_TASK_
Using the data below, tally the lines that include the string "matplotlib". Only the number is wanted.
==== MATERIAL SUPPLIED ====
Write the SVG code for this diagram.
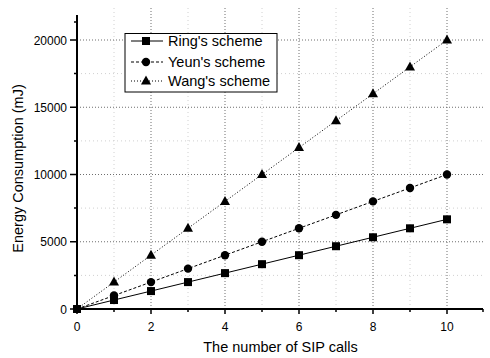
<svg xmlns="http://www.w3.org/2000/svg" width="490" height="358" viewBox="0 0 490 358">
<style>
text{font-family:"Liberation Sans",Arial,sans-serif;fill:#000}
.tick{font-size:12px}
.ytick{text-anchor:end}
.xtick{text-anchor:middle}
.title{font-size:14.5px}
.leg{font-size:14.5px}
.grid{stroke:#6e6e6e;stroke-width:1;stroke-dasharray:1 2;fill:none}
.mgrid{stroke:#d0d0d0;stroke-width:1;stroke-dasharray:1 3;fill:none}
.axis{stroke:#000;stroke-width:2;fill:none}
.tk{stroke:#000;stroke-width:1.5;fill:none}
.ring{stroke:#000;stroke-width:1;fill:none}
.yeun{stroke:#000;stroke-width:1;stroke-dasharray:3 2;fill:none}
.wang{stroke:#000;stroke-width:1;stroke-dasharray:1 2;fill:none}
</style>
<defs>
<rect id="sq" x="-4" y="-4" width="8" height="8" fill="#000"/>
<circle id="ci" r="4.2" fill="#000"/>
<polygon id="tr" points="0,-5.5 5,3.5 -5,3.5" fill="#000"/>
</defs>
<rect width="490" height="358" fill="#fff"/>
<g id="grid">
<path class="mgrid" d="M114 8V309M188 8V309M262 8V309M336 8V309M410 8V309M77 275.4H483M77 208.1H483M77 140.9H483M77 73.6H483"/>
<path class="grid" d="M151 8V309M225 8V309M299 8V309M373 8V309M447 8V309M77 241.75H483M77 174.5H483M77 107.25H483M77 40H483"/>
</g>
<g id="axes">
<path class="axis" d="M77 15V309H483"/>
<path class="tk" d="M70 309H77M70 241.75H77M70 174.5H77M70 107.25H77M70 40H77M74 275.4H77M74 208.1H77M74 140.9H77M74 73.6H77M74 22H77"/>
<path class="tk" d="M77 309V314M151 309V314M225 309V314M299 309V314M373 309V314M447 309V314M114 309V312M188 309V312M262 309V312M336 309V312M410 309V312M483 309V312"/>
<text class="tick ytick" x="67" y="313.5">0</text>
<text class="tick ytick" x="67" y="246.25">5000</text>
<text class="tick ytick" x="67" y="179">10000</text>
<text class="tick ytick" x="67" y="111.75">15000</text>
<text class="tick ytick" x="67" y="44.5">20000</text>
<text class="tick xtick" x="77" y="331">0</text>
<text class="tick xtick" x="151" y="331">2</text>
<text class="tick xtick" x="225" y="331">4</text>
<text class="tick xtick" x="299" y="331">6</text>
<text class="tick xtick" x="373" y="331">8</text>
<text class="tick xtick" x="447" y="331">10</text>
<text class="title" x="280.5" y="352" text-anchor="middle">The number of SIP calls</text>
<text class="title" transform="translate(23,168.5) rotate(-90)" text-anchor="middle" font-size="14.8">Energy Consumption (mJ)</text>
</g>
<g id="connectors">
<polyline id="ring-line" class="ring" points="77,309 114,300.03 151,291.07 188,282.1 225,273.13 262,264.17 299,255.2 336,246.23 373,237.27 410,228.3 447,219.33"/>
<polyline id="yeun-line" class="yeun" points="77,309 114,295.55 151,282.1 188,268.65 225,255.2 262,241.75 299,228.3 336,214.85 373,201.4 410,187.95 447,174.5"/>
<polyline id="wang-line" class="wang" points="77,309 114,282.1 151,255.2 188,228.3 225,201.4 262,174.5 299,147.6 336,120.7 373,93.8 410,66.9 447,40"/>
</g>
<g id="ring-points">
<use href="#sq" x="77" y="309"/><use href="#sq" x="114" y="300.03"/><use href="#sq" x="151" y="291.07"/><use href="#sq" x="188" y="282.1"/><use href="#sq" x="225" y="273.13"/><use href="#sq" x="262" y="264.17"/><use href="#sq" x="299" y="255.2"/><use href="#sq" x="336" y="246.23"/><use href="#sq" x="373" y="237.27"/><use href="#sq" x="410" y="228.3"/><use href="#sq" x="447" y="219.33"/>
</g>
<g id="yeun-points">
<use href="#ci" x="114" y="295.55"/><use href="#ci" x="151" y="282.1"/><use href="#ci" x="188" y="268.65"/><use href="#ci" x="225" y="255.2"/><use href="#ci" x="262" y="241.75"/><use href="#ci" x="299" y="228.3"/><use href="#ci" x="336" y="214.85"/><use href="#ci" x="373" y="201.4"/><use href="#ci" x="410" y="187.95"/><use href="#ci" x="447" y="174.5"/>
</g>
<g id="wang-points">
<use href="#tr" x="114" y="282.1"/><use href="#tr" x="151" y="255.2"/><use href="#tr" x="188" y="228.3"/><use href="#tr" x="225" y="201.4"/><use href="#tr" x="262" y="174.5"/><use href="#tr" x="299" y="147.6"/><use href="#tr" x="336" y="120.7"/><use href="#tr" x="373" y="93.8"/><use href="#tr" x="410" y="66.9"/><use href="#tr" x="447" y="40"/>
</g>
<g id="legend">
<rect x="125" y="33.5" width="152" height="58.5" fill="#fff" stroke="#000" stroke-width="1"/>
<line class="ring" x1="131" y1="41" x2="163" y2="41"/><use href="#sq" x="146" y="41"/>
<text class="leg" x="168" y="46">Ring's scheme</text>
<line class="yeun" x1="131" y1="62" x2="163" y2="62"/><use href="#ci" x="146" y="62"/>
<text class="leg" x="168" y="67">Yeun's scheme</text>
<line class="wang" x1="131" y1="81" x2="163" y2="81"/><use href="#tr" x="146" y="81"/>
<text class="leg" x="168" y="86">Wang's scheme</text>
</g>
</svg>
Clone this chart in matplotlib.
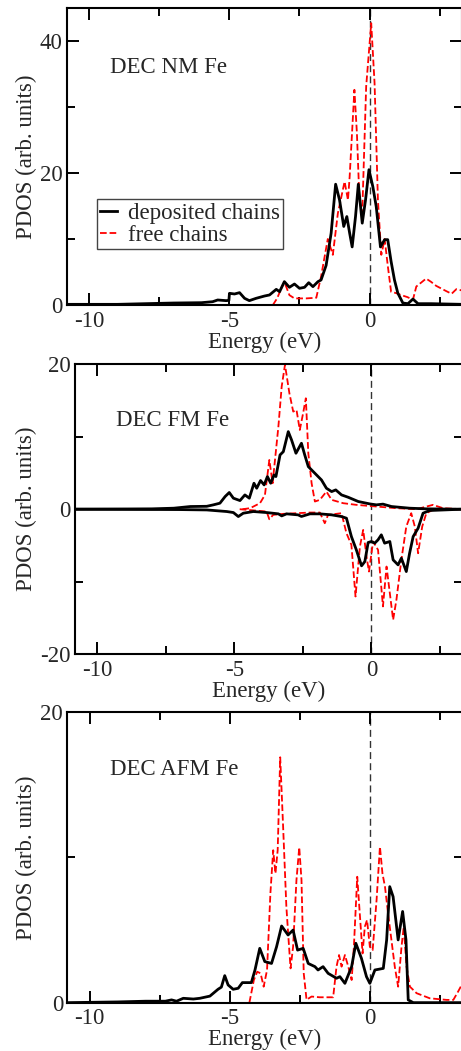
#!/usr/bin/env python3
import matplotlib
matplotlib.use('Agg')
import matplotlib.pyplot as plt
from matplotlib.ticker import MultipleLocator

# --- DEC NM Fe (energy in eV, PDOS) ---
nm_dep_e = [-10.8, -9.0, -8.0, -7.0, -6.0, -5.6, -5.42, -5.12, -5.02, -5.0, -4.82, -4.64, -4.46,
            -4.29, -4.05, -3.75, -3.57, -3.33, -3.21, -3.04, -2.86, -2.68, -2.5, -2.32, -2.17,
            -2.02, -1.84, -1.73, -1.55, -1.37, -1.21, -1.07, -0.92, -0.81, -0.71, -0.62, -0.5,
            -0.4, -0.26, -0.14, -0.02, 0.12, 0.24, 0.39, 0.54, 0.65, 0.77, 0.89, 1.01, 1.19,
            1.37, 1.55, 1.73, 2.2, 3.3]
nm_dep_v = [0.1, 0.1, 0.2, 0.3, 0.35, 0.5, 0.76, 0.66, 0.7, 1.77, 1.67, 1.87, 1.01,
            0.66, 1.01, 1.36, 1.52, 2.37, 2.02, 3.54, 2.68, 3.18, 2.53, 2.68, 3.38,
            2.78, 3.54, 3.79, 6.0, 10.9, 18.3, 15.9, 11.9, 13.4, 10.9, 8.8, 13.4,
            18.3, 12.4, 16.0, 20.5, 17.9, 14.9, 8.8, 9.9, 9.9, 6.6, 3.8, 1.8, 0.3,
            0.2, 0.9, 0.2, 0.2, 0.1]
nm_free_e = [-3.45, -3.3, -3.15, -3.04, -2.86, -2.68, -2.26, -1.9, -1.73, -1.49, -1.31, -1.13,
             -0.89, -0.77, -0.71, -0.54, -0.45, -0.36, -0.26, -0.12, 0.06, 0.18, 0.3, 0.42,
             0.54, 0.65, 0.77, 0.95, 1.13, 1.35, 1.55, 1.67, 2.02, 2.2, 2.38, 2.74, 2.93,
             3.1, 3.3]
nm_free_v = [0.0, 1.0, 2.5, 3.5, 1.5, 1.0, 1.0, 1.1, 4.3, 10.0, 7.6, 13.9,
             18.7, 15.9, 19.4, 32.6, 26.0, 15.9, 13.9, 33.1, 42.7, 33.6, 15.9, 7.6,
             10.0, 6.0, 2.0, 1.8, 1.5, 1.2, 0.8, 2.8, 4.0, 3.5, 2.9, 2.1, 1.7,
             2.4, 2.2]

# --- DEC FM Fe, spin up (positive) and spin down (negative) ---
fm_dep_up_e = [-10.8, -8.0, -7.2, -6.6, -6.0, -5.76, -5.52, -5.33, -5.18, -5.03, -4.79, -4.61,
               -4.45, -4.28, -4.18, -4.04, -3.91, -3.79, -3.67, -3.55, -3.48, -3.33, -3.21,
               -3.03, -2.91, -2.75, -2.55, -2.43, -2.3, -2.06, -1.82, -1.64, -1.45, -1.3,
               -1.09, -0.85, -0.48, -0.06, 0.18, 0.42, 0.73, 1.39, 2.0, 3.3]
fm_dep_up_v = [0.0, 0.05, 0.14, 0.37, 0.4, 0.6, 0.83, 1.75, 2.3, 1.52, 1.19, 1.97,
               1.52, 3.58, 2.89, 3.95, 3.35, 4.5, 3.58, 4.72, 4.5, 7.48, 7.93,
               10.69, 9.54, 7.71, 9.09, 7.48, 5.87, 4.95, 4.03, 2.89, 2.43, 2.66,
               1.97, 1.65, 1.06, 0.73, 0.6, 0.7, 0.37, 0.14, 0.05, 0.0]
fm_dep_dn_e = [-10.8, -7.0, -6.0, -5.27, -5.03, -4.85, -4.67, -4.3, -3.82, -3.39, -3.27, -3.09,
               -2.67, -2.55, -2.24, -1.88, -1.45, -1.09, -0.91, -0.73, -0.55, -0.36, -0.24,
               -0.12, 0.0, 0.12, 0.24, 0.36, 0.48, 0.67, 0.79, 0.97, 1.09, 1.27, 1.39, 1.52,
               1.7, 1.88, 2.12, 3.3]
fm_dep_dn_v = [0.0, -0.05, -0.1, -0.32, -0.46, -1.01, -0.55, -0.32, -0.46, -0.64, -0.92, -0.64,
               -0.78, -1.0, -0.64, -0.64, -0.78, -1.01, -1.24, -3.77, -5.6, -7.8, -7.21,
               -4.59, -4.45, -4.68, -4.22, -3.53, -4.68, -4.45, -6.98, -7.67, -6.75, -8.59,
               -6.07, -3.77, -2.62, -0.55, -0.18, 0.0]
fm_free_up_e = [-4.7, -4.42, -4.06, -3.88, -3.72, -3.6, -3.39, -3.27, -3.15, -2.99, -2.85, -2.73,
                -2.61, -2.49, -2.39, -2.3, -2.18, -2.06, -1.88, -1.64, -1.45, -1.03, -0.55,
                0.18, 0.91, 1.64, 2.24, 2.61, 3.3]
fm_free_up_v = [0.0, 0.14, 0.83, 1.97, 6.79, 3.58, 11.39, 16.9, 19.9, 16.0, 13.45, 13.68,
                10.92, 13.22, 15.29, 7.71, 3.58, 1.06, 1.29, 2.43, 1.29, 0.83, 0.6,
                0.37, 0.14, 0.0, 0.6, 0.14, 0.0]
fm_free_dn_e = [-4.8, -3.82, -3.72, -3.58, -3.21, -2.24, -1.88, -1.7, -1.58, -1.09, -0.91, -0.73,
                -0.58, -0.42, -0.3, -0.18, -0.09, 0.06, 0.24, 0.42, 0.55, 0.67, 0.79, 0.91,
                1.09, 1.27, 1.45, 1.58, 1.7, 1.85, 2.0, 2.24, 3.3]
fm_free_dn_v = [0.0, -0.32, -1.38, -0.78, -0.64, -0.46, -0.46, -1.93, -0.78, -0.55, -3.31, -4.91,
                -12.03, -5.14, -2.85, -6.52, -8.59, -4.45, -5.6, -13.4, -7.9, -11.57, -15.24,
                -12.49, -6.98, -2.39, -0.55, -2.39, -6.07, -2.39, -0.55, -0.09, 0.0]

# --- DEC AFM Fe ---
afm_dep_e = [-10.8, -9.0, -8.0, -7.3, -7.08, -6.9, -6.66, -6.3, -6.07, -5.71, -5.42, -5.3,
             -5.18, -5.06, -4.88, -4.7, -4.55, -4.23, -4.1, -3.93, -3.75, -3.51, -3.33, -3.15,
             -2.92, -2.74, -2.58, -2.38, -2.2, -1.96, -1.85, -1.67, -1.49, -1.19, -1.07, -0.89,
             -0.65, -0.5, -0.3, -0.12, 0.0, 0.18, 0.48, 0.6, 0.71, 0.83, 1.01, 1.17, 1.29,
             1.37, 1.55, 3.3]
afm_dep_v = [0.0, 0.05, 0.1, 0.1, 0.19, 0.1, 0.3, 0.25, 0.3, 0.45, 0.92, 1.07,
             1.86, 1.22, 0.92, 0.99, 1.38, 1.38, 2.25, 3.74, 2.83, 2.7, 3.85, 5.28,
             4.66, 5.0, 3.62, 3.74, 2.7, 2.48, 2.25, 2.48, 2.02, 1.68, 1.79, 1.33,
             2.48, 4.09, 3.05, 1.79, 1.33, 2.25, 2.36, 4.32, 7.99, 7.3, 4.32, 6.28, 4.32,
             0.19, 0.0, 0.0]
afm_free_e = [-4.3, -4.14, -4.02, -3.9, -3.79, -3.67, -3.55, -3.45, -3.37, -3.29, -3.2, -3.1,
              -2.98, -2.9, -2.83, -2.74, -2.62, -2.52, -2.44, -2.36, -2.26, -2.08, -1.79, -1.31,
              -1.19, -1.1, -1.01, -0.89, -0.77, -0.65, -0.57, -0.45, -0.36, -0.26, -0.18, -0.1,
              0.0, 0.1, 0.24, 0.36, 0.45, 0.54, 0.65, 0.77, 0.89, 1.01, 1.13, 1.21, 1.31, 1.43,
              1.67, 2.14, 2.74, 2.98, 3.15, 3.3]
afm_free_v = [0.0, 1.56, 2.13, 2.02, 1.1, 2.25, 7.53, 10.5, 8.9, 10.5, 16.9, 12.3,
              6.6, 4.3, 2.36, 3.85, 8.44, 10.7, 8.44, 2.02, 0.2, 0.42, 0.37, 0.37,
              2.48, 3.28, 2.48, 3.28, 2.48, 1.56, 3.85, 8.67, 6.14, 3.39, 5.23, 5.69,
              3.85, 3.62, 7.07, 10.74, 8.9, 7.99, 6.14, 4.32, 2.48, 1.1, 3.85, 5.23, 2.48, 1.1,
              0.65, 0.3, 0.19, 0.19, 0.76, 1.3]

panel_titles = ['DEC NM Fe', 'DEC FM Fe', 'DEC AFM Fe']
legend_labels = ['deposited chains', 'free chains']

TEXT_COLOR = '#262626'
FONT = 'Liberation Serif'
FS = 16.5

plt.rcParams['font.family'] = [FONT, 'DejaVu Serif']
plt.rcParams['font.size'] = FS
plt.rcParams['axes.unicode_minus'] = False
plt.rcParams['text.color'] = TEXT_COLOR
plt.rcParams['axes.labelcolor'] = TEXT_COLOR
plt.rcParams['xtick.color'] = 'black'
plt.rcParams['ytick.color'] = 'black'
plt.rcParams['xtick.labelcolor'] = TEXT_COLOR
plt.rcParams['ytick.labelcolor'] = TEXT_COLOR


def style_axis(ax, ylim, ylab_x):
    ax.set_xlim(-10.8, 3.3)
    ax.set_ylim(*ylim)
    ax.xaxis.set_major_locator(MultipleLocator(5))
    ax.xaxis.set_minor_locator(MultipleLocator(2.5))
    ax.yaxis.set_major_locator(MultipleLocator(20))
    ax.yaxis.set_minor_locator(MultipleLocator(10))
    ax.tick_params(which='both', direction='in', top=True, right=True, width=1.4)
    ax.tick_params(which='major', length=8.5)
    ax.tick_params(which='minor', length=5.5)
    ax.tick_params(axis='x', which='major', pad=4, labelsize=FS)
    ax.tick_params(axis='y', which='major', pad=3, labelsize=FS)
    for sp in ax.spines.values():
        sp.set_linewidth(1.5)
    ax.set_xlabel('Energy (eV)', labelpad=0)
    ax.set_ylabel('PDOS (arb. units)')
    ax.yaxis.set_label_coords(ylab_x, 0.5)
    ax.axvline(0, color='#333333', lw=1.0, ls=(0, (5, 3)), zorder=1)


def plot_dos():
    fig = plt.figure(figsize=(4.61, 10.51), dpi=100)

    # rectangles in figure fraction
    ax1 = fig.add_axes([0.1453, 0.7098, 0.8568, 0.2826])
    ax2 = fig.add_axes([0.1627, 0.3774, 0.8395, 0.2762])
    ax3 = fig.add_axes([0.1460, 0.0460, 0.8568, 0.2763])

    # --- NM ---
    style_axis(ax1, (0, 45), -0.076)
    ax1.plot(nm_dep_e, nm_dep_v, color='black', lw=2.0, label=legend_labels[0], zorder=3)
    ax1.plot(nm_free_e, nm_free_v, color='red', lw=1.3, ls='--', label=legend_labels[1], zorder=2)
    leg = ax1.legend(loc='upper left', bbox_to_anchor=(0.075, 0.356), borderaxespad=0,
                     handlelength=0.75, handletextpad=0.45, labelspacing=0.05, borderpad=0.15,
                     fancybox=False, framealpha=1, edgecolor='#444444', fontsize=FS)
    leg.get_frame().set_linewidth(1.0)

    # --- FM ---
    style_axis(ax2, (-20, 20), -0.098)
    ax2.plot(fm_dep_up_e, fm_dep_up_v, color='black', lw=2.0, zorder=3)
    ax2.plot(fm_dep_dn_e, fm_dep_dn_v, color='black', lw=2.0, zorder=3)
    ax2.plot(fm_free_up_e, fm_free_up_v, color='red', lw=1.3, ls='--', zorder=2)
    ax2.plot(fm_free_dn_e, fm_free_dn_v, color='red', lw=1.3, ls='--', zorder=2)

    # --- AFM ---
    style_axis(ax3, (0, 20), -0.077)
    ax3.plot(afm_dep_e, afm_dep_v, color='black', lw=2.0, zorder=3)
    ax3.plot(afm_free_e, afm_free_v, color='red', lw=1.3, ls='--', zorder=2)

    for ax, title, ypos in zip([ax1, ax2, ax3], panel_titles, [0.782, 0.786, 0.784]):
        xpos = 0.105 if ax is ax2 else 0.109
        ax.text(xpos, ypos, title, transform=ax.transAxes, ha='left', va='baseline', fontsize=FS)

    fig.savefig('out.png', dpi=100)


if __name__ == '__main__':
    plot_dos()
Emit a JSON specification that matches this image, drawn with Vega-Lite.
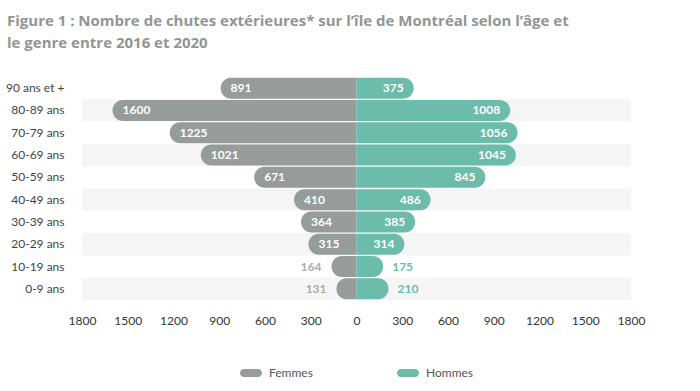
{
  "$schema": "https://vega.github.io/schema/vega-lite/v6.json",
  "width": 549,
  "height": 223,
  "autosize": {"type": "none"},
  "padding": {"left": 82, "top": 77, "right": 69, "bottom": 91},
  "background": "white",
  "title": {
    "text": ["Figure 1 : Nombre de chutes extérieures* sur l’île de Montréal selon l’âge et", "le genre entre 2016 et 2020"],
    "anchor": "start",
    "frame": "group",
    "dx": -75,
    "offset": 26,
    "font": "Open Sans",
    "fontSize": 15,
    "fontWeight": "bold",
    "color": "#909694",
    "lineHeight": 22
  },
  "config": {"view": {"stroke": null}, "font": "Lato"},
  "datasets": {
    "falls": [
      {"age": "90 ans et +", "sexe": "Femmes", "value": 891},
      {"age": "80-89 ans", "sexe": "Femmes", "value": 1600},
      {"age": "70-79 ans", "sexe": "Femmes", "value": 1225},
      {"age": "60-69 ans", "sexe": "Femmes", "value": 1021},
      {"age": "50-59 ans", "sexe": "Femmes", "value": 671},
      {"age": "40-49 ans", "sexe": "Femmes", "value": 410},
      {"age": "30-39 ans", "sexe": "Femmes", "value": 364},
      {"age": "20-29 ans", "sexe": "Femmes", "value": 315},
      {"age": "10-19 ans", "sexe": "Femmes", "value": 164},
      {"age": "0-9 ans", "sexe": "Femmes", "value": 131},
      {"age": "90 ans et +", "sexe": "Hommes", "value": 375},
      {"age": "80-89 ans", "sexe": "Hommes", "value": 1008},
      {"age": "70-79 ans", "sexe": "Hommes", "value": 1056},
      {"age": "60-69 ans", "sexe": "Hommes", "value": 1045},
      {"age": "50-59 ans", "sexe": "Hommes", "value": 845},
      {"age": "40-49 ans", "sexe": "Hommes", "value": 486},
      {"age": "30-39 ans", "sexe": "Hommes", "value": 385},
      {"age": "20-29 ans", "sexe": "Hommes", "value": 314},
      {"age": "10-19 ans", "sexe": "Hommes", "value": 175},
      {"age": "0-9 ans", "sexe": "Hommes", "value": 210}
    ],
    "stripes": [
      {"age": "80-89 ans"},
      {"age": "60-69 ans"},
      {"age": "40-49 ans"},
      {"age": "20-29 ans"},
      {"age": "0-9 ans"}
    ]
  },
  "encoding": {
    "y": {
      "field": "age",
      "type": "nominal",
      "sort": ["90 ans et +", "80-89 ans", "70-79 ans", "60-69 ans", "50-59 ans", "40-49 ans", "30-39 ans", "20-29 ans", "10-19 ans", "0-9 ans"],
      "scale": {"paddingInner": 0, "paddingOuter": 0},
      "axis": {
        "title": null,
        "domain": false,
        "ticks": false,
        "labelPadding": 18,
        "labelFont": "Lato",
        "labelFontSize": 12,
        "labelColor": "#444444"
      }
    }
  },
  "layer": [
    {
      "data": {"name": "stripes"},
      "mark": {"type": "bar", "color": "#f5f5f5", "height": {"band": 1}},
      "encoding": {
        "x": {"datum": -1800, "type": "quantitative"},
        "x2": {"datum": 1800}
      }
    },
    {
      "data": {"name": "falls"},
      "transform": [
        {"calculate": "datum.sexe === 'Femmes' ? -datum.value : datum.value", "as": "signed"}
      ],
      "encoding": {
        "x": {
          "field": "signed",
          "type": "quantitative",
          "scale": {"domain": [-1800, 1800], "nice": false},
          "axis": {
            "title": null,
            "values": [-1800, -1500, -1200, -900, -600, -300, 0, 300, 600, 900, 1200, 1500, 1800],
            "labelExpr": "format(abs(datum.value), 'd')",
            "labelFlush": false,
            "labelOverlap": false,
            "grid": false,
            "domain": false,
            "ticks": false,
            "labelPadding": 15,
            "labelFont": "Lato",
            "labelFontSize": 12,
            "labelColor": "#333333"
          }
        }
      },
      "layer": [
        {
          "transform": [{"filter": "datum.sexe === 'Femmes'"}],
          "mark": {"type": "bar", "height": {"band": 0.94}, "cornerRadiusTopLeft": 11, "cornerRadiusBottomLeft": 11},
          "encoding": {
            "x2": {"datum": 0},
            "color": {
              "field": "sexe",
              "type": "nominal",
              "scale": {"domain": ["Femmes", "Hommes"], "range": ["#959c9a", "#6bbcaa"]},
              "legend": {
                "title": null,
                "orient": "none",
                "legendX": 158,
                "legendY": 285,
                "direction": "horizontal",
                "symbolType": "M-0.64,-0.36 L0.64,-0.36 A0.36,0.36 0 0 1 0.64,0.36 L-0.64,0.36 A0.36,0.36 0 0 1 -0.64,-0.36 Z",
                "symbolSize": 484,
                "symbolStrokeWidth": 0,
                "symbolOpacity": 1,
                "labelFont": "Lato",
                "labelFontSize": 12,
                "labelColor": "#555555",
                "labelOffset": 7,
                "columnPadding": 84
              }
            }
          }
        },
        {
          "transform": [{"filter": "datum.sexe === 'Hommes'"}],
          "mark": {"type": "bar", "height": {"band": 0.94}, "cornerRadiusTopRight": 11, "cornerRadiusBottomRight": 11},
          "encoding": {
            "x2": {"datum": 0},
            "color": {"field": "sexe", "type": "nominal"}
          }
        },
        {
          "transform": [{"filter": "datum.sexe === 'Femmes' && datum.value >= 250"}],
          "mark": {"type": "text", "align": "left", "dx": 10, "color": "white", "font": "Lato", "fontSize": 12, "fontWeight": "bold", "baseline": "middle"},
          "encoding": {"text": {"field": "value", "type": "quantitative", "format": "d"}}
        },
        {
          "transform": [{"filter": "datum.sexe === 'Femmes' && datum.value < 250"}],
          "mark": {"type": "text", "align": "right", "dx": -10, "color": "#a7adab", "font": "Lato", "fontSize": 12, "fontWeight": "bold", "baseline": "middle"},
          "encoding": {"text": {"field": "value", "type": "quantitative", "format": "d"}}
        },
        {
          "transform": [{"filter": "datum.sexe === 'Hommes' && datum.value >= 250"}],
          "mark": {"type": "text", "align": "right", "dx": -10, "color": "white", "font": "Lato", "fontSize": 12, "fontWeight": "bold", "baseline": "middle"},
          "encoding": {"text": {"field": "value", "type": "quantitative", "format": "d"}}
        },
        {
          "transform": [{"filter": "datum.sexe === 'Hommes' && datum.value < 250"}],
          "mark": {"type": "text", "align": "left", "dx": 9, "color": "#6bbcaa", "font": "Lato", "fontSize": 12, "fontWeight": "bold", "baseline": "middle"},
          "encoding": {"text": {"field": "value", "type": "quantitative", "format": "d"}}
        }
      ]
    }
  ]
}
====
_WRITTEN RESPONSE_
5